[Charts and diagrams as code]
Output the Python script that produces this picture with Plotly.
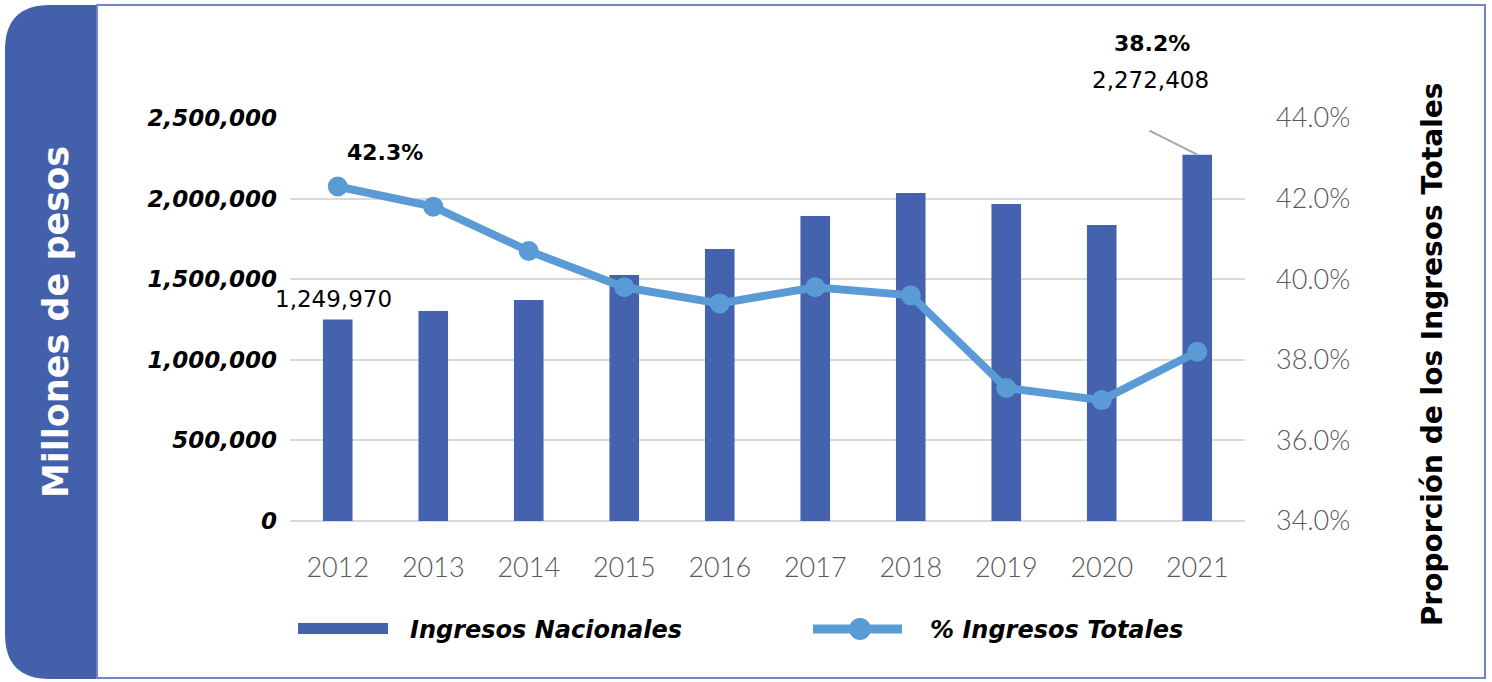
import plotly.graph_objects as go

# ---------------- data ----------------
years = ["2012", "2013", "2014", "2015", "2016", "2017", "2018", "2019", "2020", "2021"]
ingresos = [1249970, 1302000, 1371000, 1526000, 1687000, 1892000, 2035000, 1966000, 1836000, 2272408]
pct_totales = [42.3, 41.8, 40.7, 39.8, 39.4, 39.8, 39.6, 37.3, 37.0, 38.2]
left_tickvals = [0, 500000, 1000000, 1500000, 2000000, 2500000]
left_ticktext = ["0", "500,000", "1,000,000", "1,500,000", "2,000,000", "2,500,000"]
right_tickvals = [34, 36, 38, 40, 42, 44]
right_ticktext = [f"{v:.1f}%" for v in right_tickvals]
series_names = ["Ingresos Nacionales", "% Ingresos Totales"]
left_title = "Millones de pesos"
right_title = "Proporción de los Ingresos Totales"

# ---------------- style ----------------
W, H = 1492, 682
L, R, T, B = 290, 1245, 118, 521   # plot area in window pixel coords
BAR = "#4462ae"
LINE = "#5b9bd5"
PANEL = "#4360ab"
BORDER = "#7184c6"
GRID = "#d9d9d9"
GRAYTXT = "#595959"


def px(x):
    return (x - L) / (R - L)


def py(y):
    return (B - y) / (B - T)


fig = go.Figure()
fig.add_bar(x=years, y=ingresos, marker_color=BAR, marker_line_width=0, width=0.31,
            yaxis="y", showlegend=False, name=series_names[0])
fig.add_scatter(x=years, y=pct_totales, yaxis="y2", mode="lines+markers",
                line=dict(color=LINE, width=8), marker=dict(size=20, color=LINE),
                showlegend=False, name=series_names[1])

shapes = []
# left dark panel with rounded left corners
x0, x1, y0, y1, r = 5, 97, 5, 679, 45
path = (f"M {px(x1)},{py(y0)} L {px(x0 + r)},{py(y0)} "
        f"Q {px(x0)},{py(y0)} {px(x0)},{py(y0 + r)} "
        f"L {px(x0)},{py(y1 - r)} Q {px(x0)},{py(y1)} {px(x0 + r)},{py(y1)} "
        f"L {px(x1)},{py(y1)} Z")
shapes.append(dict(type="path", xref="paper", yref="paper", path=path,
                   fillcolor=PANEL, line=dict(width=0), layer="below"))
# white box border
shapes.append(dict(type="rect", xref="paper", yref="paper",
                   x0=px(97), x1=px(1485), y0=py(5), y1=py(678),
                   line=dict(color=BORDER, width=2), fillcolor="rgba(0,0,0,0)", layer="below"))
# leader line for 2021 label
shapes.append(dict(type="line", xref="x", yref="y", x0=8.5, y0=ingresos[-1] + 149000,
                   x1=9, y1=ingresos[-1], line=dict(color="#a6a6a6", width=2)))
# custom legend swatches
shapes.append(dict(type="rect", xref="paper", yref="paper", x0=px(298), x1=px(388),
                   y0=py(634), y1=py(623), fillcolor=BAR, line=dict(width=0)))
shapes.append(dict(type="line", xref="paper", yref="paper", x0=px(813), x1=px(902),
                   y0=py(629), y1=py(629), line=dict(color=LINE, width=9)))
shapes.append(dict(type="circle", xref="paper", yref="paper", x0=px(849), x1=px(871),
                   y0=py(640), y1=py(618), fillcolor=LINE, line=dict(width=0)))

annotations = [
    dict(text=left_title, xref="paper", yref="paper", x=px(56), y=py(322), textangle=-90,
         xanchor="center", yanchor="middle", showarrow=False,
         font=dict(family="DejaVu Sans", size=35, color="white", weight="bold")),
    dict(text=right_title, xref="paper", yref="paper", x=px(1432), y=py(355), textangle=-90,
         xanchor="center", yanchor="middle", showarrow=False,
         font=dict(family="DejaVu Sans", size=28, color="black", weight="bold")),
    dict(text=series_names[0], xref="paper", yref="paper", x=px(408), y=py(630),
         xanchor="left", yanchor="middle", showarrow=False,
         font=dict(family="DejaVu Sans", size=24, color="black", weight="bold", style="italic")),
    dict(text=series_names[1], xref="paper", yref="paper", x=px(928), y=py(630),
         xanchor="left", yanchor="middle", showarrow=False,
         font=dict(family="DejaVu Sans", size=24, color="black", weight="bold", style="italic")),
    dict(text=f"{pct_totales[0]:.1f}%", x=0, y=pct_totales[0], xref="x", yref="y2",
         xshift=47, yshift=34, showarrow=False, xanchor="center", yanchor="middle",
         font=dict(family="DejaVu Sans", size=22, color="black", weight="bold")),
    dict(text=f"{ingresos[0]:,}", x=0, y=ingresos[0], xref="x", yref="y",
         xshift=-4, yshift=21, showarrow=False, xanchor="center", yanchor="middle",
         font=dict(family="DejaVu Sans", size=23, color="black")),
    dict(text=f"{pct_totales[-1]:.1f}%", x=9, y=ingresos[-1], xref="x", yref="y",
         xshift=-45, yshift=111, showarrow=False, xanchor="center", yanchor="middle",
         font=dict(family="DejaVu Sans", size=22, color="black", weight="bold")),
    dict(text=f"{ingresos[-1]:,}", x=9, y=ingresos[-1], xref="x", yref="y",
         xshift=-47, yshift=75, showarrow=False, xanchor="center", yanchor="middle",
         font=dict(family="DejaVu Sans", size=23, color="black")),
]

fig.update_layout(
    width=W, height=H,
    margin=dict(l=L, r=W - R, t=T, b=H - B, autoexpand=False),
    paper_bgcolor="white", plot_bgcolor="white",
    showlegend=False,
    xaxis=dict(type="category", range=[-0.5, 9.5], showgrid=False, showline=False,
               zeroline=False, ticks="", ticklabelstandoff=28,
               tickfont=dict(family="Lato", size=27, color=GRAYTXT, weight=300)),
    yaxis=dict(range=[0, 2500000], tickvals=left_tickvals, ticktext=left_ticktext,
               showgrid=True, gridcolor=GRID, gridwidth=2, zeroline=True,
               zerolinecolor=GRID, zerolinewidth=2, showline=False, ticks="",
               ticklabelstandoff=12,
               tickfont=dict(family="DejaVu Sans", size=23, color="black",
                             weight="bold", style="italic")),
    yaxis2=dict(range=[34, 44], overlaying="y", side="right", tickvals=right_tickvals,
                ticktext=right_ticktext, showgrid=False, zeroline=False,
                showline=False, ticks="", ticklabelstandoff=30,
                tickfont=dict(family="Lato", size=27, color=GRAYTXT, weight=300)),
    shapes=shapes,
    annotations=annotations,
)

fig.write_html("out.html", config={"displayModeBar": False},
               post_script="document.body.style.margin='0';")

...

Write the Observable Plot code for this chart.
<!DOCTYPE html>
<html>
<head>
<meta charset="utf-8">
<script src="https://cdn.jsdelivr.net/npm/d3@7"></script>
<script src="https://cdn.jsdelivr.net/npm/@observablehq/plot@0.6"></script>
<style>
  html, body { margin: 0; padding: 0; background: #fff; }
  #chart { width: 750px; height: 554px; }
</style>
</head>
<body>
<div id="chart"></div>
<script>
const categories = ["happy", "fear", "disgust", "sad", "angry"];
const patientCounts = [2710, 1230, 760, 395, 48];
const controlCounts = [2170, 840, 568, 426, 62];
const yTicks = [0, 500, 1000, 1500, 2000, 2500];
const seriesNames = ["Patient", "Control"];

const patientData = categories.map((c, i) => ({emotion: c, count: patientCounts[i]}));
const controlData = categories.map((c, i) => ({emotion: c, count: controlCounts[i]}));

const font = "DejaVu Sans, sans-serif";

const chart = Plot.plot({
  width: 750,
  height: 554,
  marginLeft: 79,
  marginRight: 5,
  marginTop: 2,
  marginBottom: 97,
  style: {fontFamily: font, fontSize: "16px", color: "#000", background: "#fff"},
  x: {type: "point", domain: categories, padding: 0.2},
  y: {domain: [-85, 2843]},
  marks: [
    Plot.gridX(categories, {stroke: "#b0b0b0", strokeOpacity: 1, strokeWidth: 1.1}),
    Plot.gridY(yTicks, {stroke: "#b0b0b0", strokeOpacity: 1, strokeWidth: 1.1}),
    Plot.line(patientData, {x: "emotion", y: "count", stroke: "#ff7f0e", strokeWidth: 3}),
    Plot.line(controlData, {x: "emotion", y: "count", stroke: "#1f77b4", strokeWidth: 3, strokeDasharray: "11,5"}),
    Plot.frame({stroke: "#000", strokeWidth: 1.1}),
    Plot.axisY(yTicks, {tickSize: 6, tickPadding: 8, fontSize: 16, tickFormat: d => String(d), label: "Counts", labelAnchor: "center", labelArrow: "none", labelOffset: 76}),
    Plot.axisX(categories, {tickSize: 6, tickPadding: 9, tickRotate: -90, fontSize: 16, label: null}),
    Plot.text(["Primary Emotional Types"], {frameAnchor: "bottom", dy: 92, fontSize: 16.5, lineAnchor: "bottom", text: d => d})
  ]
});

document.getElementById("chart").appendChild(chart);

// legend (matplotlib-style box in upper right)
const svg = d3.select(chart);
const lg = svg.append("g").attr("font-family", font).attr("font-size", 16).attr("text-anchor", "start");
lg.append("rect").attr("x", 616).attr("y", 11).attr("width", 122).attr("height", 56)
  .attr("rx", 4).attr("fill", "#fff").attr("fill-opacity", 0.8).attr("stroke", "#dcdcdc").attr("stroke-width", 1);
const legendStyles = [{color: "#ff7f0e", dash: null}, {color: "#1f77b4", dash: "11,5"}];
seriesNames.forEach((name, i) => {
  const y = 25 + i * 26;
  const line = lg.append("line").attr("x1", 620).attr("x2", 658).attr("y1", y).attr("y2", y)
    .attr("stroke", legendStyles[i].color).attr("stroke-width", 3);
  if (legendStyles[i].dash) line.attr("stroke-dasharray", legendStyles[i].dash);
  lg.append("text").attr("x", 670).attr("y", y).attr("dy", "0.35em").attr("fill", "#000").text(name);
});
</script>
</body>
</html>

- _SET EXERCISE_:
Leave out the pictures and quote exactly the lines from the one where "Output the Python" appears to the one where "import plotly.graph_objects as go" appears, both ends counted.

- _FINAL ANSWER_:
Output the Python script that produces this picture with Plotly.
import plotly.graph_objects as go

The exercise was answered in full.